25 Incredibly Well-Made Horror Films Directed By Women
13. Mary Harron - American Psycho (2000)
When Patrick Bateman (played brilliantly by Christian Bale) peeled back his herb-mint face mask to reveal his chainsaw-wielding proclivities as a serial killer in Mary Harron's American Psycho, America froze. It certainly was not a feminist comedy that the naysayers and boycotters had expected. "It's just as well a woman directed American Psycho," wrote Roger Ebert in his review of the film. "She's transformed a novel about blood lust into a movie about men's vanity." In the film, scenes depict Bateman physically and mentally abusing prostitutes, dismembering them with chainsaws, and hanging mangled female corpses on hangers in a closet.

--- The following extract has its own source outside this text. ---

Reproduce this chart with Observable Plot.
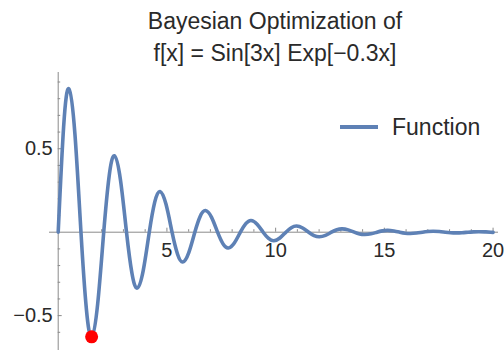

Which, on a purely surface level, sure looks and feels misogynistic. What so many of American Psycho's critics seem to overlook, however, is the fact that it's a satire - and an incredibly smart one, at that. And what both Bret Easton Ellis original book and Harron's film skewer is the worst kind of consumerist, superficially inclined person who fails to realise that surrounding one's self with expensive, fancy things only exacerbates one's ever-growing unhappiness. And while the film plays it quite ambiguous about whether or not Bateman is actually a murderer, its still a great journey through the mind of a sociopath.